High CU consumption from Fabric notebooks — optimi...

robertozsr

Hello everyone,
I’m building a Lakehouse pipeline with a medallion architecture (bronze → silver → gold). Gold layer feeds a semantic model for Power BI reports. I observed very high Compute Unit usage from a few notebooks (screenshot attached). This is OK for testing, but not sustainable in production. It even reached 50,000 CUs

Main questions:

Is heavy CU usage expected from notebooks because they run Spark transformations?
If optimizing the notebooks gives limited savings, is it better to move transformations to a data-warehouse (SQL-first) to reduce costs of consumptions?
Would a hybrid design (Delta Lakehouse for ingestion and staging + DW for the medallion architecture) be a recommended pattern? What are the trade-offs (cost, performance, maintainability)?
Any practical tips: cluster sizing/auto-pause, caching, partitioning, query pushdown, monitoring & cost control?

I’m learning data engineering, any guidance or references are welcome. Thanks!

v-tejrama

Hi @robertozsr ,

The high CU usage you’re seeing is quite common when running Spark notebooks in Fabric, especially within a medallion-style Lakehouse setup. Spark is a distributed compute engine, and even relatively simple transformations can consume significant resources depending on data volume, partitioning, and how efficiently the code is written. If the workload is primarily reading large datasets, performing joins, or writing out multiple intermediate files, those operations can quickly drive up CU costs.

It’s worth taking a close look at the efficiency of your notebook logic and how the Spark cluster is behaving. Unnecessary recomputations, wide joins, or unoptimized partitions can cause Spark to process much more data than needed. Reviewing the Spark UI can help you pinpoint which stages are consuming the most time or resources. It’s also important to make sure each notebook explicitly stops the Spark session when it finishes. If the session isn’t closed, the cluster can remain active and continue consuming compute units even when there’s no work being done.

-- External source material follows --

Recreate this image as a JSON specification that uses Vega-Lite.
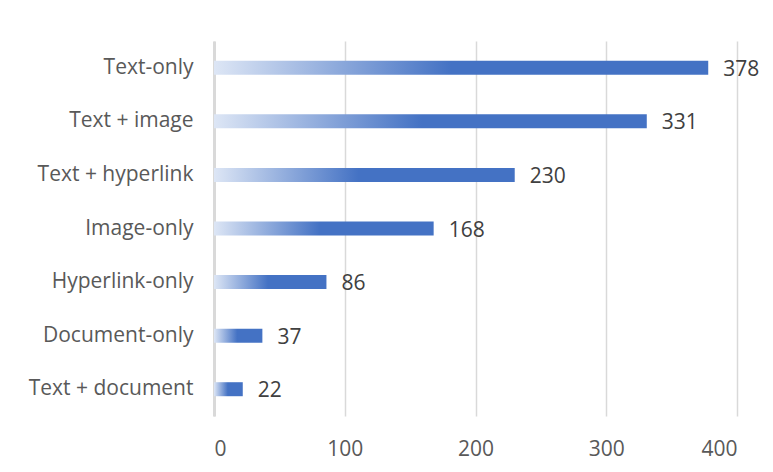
{
  "$schema": "https://vega.github.io/schema/vega-lite/v6.json",
  "width": 523,
  "height": 375,
  "autosize": {"type": "none"},
  "padding": {"left": 214, "top": 41, "right": 36, "bottom": 56},
  "background": "white",
  "config": {
    "view": {"stroke": null},
    "font": "Open Sans"
  },
  "data": {
    "values": [
      {"category": "Text-only", "count": 378},
      {"category": "Text + image", "count": 331},
      {"category": "Text + hyperlink", "count": 230},
      {"category": "Image-only", "count": 168},
      {"category": "Hyperlink-only", "count": 86},
      {"category": "Document-only", "count": 37},
      {"category": "Text + document", "count": 22}
    ]
  },
  "encoding": {
    "y": {
      "field": "category",
      "type": "nominal",
      "sort": ["Text-only", "Text + image", "Text + hyperlink", "Image-only", "Hyperlink-only", "Document-only", "Text + document"],
      "axis": {
        "title": null,
        "ticks": false,
        "domain": true,
        "domainColor": "#d9d9d9",
        "domainWidth": 3,
        "labelFontSize": 21,
        "labelColor": "#595959",
        "labelPadding": 21
      }
    },
    "x": {
      "field": "count",
      "type": "quantitative",
      "scale": {"domain": [0, 400]},
      "axis": {
        "title": null,
        "values": [0, 100, 200, 300, 400],
        "ticks": false,
        "domain": false,
        "grid": true,
        "gridColor": "#d9d9d9",
        "gridWidth": 1.5,
        "labelFontSize": 21,
        "labelColor": "#595959",
        "labelPadding": 22
      }
    }
  },
  "layer": [
    {
      "mark": {
        "type": "bar",
        "size": 14,
        "color": {
          "gradient": "linear",
          "x1": 0, "y1": 0, "x2": 1, "y2": 0,
          "stops": [
            {"offset": 0, "color": "#dde6f5"},
            {"offset": 0.48, "color": "#4472c4"},
            {"offset": 1, "color": "#4472c4"}
          ]
        }
      }
    },
    {
      "mark": {"type": "text", "align": "left", "dx": 15, "dy": 2, "fontSize": 21, "color": "#404040", "baseline": "middle"},
      "encoding": {"text": {"field": "count", "type": "quantitative"}}
    }
  ]
}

In production, a solid approach is to rely on Spark primarily for ingestion and heavy transformations in your bronze and silver layers, where distributed compute provides real benefits.

Once your data is cleaned and structured, it’s often more efficient to move the gold-layer transformations into a Fabric Data Warehouse. The SQL-based compute in the warehouse is more predictable and cost-efficient for these curated, relational workloads, and it fits naturally with Power BI models. Many teams find that this hybrid approach using the Lakehouse for data preparation and the Warehouse for serving analytics offers the best balance between flexibility, performance, and cost.

For cost management, make sure your Spark pool is appropriately sized for the workload, and use auto-pause or session timeouts so clusters don’t sit idle. Caching and partitioning can help, but should be applied selectively to avoid unnecessary overhead. It’s also a good idea to monitor CU consumption through the Fabric Capacity Metrics app to identify long-running or idle sessions that may need optimization.

By refining your notebook logic, managing session lifecycles carefully, and adopting a hybrid Lakehouse and Warehouse design, you should see much more sustainable CU usage in production without compromising performance.

Best Regards,
Tejaswi.
Community Support

lbendlin

Educate your developers that they have to terminate the Spark session as part of the notebook, as the last step.

nielsvdc

Hi @robertozsr, the CU usage of a notebook highly depends on a number of things. Is your notebook code efficient? How large is your data size? This is also the reason why we cannot give you accurate advice on your questions, because we don't know your situation.

If you are processing a relatively small amount of data, then probably your code is not efficient and is causing the CU usage. If you are processing a relatively large amount of data, your code may still not be efficient enough, but the amount of data contributes to a higher CU usage.

Can you tell us more about your situation and about the process you are doing that causes the high CU usage?